* Begin *
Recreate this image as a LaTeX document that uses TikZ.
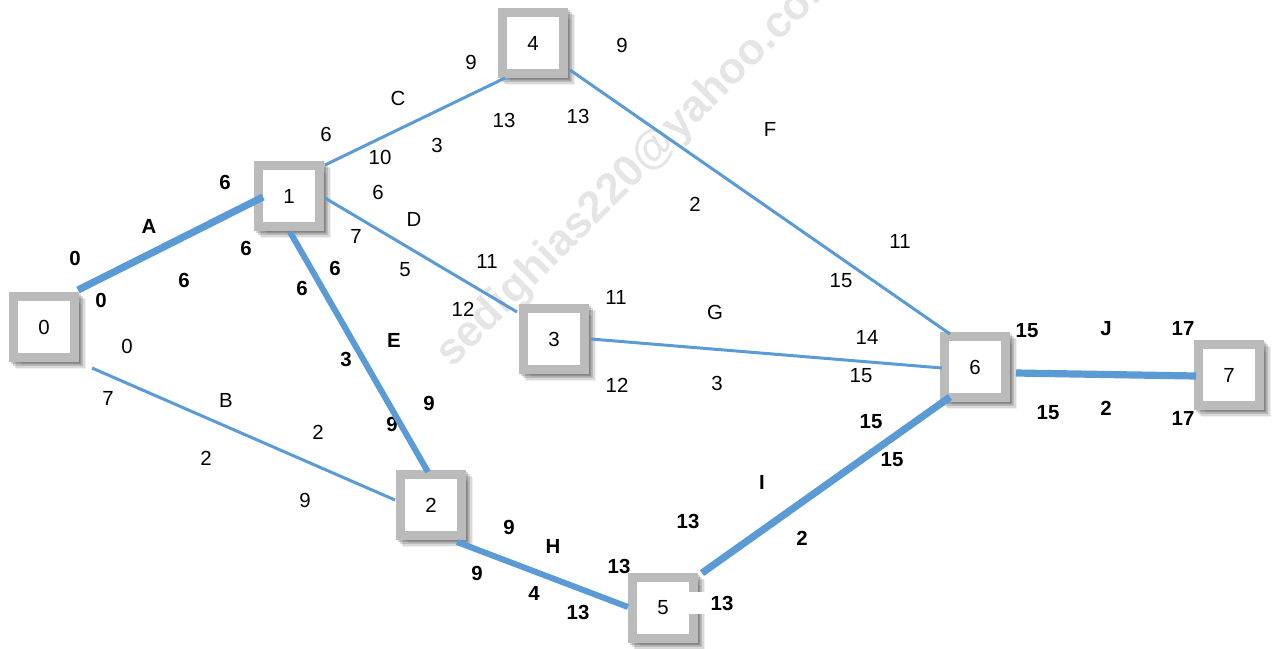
\documentclass[tikz,border=0pt]{standalone}
\usepackage{fontspec}
\setmainfont{Liberation Sans}
\usetikzlibrary{calc,shadows}
\definecolor{edgeblue}{HTML}{5B9BD5}
\definecolor{framegray}{HTML}{BBBBBB}
\tikzset{
  softshade/.style={fill=black, draw=black, line width=4.5pt, opacity=#1},
  evnode/.style={draw=framegray, line width=4.5pt, fill=white, minimum size=30.5pt,
    inner sep=0pt, font=\fontsize{10.2}{12}\selectfont,
    drop shadow={shadow xshift=3.6pt, shadow yshift=-3.6pt, softshade=0.06},
    drop shadow={shadow xshift=2.8pt, shadow yshift=-2.8pt, softshade=0.10},
    drop shadow={shadow xshift=2.0pt, shadow yshift=-2.0pt, softshade=0.14},
    drop shadow={shadow xshift=1.2pt, shadow yshift=-1.2pt, softshade=0.16}},
  act/.style={edgeblue, line width=1.5pt},
  crit/.style={edgeblue, line width=3.6pt},
  lbl/.style={font=\fontsize{10.2}{12}\selectfont, inner sep=1pt},
  lblb/.style={font=\fontsize{10.2}{12}\selectfont\bfseries, inner sep=1pt},
}
\begin{document}
\begin{tikzpicture}[x=0.5pt, y=-0.5pt]
\useasboundingbox (0,0) rectangle (1272,648);

% watermark
\node[rotate=45, anchor=base west, text=black!10, inner sep=0pt,
      font=\fontsize{22}{26}\selectfont\bfseries] (wm) at (452,369) {sedighias220@yahoo.com};

% earliest/latest times and durations (regular)
\foreach \x/\y/\t [count=\i] in {
  127/346/0, 108/398/7, 226/400/B, 318/432/2, 206/458/2, 305/500/9,
  326/134/6, 398/98/C, 471/62/9, 380/157/10, 437/145/3, 504/120/13, 578/116/13, 622/45/9,
  378/192/6, 414/219/D, 356/236/7, 405/270/5, 487/261/11, 463/309/12,
  616/297/11, 715/312/G, 617/385/12, 717/383/3, 867/337/14, 861/376/15,
  770/129/F, 695/204/2, 900/241/11, 841/281/15}
  \node[lbl] (r\i) at (\x,\y) {\t};

% critical path figures (bold)
\foreach \x/\y/\t [count=\i] in {
  75/258/0, 149/226/A, 225/182/6, 101/300/0, 184/280/6, 246/248/6,
  335/268/6, 302/288/6, 346/359/3, 394/340/E, 429/403/9, 392/424/9,
  509/527/9, 553/546/H, 619/566/13, 477/573/9, 534/593/4, 578/612/13,
  688/521/13, 762/482/I, 802/538/2, 871/422/15, 892/460/15,
  1027/331/15, 1106/329/J, 1183/328/17, 1048/413/15, 1106/408/2, 1183/418/17}
  \node[lblb] (b\i) at (\x,\y) {\t};

% events
\node[evnode] (n0) at (44,327) {0};
\node[evnode] (n1) at (289,196) {1};
\node[evnode] (n2) at (431,505) {2};
\node[evnode] (n3) at (554,339) {3};
\node[evnode] (n4) at (533,43) {4};
\node[evnode] (n5) at (663,608) {5};
\node[evnode] (n6) at (975,367) {6};
\node[evnode] (n7) at (1229,375) {7};

% activities
\draw[crit] ($(n0)+(34,-37)$) -- ($(n1)+(-26,1)$);   % A
\draw[act]  ($(n0)+(48,41)$)  -- ($(n2)+(-36,-5)$);  % B
\draw[act]  ($(n1)+(36,-31)$) -- ($(n4)+(-28,35)$);  % C
\draw[act]  ($(n1)+(36,2)$)   -- ($(n3)+(-37,-27)$); % D
\draw[crit, line width=3pt] ($(n1)+(1,36)$) -- ($(n2)+(-3,-33)$); % E
\draw[act]  ($(n4)+(37,27)$)  -- ($(n6)+(-25,-33)$); % F
\draw[act]  ($(n3)+(37,0)$)   -- ($(n6)+(-33,1)$);   % G
\draw[crit, line width=3pt] ($(n2)+(26,37)$) -- ($(n5)+(-35,-1)$); % H
\draw[crit] ($(n5)+(39,-35)$) -- ($(n6)+(-25,30)$);  % I
\draw[crit] ($(n6)+(41,6)$)   -- ($(n7)+(-33,1)$);   % J

% label beside event 5 sits on a white patch over its frame
\node[lblb, fill=white, anchor=west, inner sep=0pt, minimum height=11pt] (b30) at (689,603)
  {\makebox[22pt][r]{13}};
\end{tikzpicture}
\end{document}
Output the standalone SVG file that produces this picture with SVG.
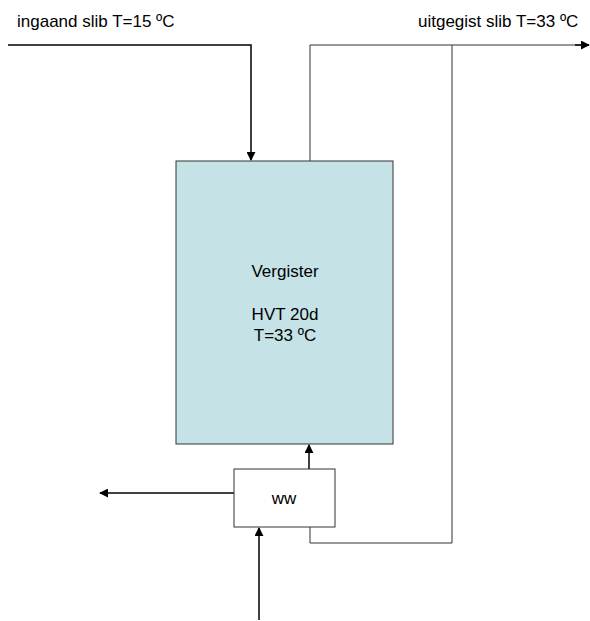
<svg xmlns="http://www.w3.org/2000/svg" width="590" height="621" viewBox="0 0 590 621">
<style>
text{font-family:"Liberation Sans",Arial,sans-serif;font-size:17px;fill:#000}
.c{fill:none;stroke:#000;stroke-width:1.5}
.t{fill:none;stroke:#333;stroke-width:1}
.box{stroke:#333;stroke-width:1}
</style>
<defs>
<marker id="a" viewBox="0 0 10 10" refX="9" refY="5" markerWidth="6" markerHeight="6" orient="auto" markerUnits="strokeWidth"><path d="M0,0L10,5L0,10z" fill="#000"/></marker>
</defs>
<rect width="590" height="621" fill="#fff"/>
<g id="connectors">
<path class="c" d="M8,45H251V160" marker-end="url(#a)"/>
<path class="t" d="M310,161V45H582"/>
<path class="c" d="M575,45H589" marker-end="url(#a)"/>
<path class="t" d="M452,45V543H310V527"/>
<path class="c" d="M309,469V445" marker-end="url(#a)"/>
<path class="c" d="M234,493H100" marker-end="url(#a)"/>
<path class="c" d="M259,620V528" marker-end="url(#a)"/>
</g>
<g id="vergister">
<rect class="box" x="176" y="161" width="217" height="283" fill="#C5E3E6"/>
<text x="285" y="277" text-anchor="middle">Vergister</text>
<text x="285" y="320" text-anchor="middle">HVT 20d</text>
<text x="285" y="341" text-anchor="middle">T=33 ºC</text>
</g>
<g id="ww">
<rect class="box" x="234" y="469" width="101" height="58" fill="#fff"/>
<text x="284" y="504" text-anchor="middle">ww</text>
</g>
<g id="label-in"><text x="17" y="27">ingaand slib T=15 ºC</text></g>
<g id="label-out"><text x="418" y="27">uitgegist slib T=33 ºC</text></g>
</svg>
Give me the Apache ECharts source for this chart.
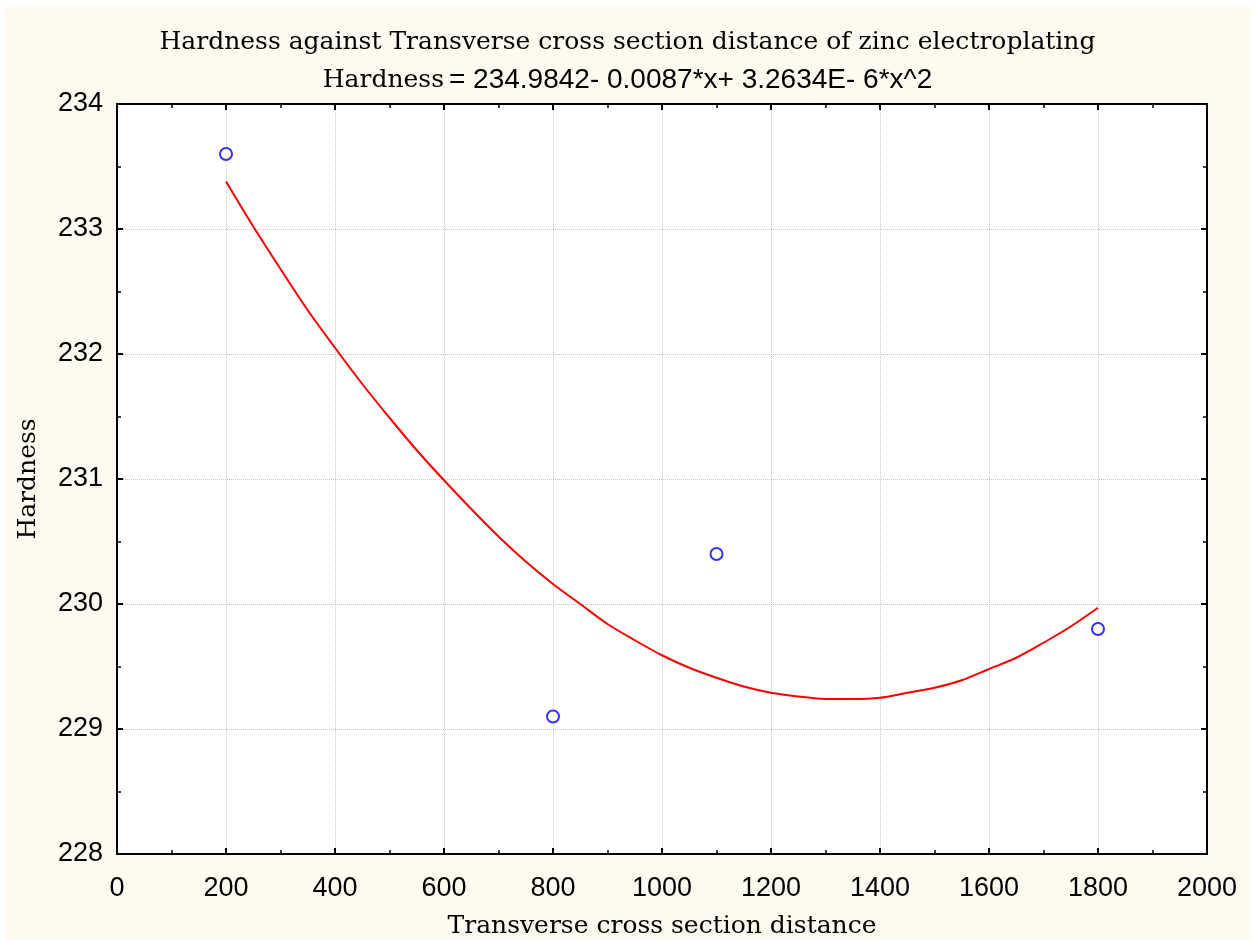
<!DOCTYPE html>
<html>
<head>
<meta charset="utf-8">
<script src="https://cdn.jsdelivr.net/npm/echarts@6/dist/echarts.min.js"></script>
<style>
html,body{margin:0;padding:0;background:#ffffff;width:1254px;height:940px;overflow:hidden;}
#chart{position:absolute;left:5px;top:7px;width:1245px;height:933px;}
</style>
</head>
<body>
<div id="chart"></div>
<script>
// Observed data points
var obsX = [200, 800, 1100, 1800];
var obsY = [233.6, 229.1, 230.4, 229.8];
// Fitted curve
var fitX = [200, 250, 300, 350, 400, 450, 500, 550, 600, 650, 700, 750, 800, 850, 900, 950, 1000,
            1050, 1100, 1150, 1200, 1250, 1300, 1350, 1400, 1450, 1500, 1550, 1600, 1650, 1700, 1750, 1800];
var fitY = [233.38, 233.02, 232.68, 232.35, 232.05, 231.76, 231.49, 231.23, 230.99, 230.76, 230.54, 230.34, 230.16, 230.00, 229.84, 229.71, 229.59,
            229.49, 229.41, 229.34, 229.29, 229.26, 229.24, 229.24, 229.25, 229.29, 229.33, 229.39, 229.48, 229.57, 229.69, 229.82, 229.97];
var xTicks = [0, 200, 400, 600, 800, 1000, 1200, 1400, 1600, 1800, 2000];
var yTicks = [228, 229, 230, 231, 232, 233, 234];

var titleText = 'Hardness against Transverse cross section distance of zinc electroplating';
var eqLabel = 'Hardness';
var eqText = '= 234.9842- 0.0087*x+ 3.2634E- 6*x^2';
var xName = 'Transverse cross section distance';
var yName = 'Hardness';

var obsData = obsX.map(function (x, i) { return [x, obsY[i]]; });
var fitData = fitX.map(function (x, i) { return [x, fitY[i]]; });

var serif = '"DejaVu Serif", serif';
var sans = '"Liberation Sans", Arial, sans-serif';

var chart = echarts.init(document.getElementById('chart'));
var baseAxis = {
  axisLine: { show: true, onZero: false, lineStyle: { color: '#000', width: 2 } },
  axisTick: { show: true, inside: true, length: 6, lineStyle: { color: '#000', width: 2 } },
  minorTick: { show: true, splitNumber: 2, length: 4, lineStyle: { color: '#000', width: 1.5 } },
  minorSplitLine: { show: false }
};
function ax(extra) { return Object.assign({}, JSON.parse(JSON.stringify(baseAxis)), extra); }
function plain(v) { return String(v); }

chart.setOption({
  backgroundColor: '#FFFAF0',
  animation: false,
  title: [
    { text: titleText, left: 'center', top: 18,
      textStyle: { fontFamily: serif, fontSize: 25, fontWeight: 'normal', color: '#000' } },
    { text: '{s|' + eqLabel + '} {e|' + eqText + '}', left: 'center', top: 54,
      textStyle: { fontWeight: 'normal', rich: {
        s: { fontFamily: serif, fontSize: 25, fontWeight: 'normal', color: '#000' },
        e: { fontFamily: sans, fontSize: 28, fontWeight: 'normal', color: '#000' } } } }
  ],
  grid: { left: 112, right: 43, top: 97, bottom: 86, show: true, backgroundColor: '#ffffff', borderWidth: 0,
    containLabel: false, outerBoundsMode: 'none' },
  xAxis: [
    ax({ type: 'value', position: 'bottom', min: xTicks[0], max: xTicks[xTicks.length - 1], interval: 200,
      name: xName, nameLocation: 'middle', nameGap: 60,
      nameTextStyle: { fontFamily: serif, fontSize: 25, color: '#000' },
      axisLabel: { fontFamily: sans, fontSize: 27, color: '#000', margin: 21, formatter: plain },
      splitLine: { show: true, lineStyle: { color: '#c8c8c8', type: 'dotted', width: 1 } } }),
    ax({ type: 'value', position: 'top', min: xTicks[0], max: xTicks[xTicks.length - 1], interval: 200,
      axisLabel: { show: false }, splitLine: { show: false } })
  ],
  yAxis: [
    ax({ type: 'value', position: 'left', min: yTicks[0], max: yTicks[yTicks.length - 1], interval: 1,
      name: yName, nameLocation: 'middle', nameGap: 76, nameRotate: 90,
      nameTextStyle: { fontFamily: serif, fontSize: 25, color: '#000' },
      axisLabel: { fontFamily: sans, fontSize: 27, color: '#000', margin: 14, formatter: plain },
      splitLine: { show: true, lineStyle: { color: '#c8c8c8', type: 'dotted', width: 1 } } }),
    ax({ type: 'value', position: 'right', min: yTicks[0], max: yTicks[yTicks.length - 1], interval: 1,
      axisLabel: { show: false }, splitLine: { show: false } })
  ],
  series: [
    { type: 'line', data: fitData, smooth: 0.3, showSymbol: false, symbol: 'none',
      lineStyle: { color: '#ff0000', width: 2, join: 'round' }, z: 3 },
    { type: 'scatter', data: obsData, symbol: 'circle', symbolSize: 12,
      itemStyle: { color: '#ffffff', borderColor: '#0000ff', borderWidth: 2 }, z: 4 }
  ]
});
</script>
</body>
</html>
* End *
Exercise details
Every line from the start of the listing above through the line with "(0,0) rectangle (1272,648);" should be repeated exactly; skip the pictures and add nothing else.

Answer in full
Recreate this image as a LaTeX document that uses TikZ.
\documentclass[tikz,border=0pt]{standalone}
\usepackage{fontspec}
\setmainfont{Liberation Sans}
\usetikzlibrary{calc,shadows}
\definecolor{edgeblue}{HTML}{5B9BD5}
\definecolor{framegray}{HTML}{BBBBBB}
\tikzset{
  softshade/.style={fill=black, draw=black, line width=4.5pt, opacity=#1},
  evnode/.style={draw=framegray, line width=4.5pt, fill=white, minimum size=30.5pt,
    inner sep=0pt, font=\fontsize{10.2}{12}\selectfont,
    drop shadow={shadow xshift=3.6pt, shadow yshift=-3.6pt, softshade=0.06},
    drop shadow={shadow xshift=2.8pt, shadow yshift=-2.8pt, softshade=0.10},
    drop shadow={shadow xshift=2.0pt, shadow yshift=-2.0pt, softshade=0.14},
    drop shadow={shadow xshift=1.2pt, shadow yshift=-1.2pt, softshade=0.16}},
  act/.style={edgeblue, line width=1.5pt},
  crit/.style={edgeblue, line width=3.6pt},
  lbl/.style={font=\fontsize{10.2}{12}\selectfont, inner sep=1pt},
  lblb/.style={font=\fontsize{10.2}{12}\selectfont\bfseries, inner sep=1pt},
}
\begin{document}
\begin{tikzpicture}[x=0.5pt, y=-0.5pt]
\useasboundingbox (0,0) rectangle (1272,648);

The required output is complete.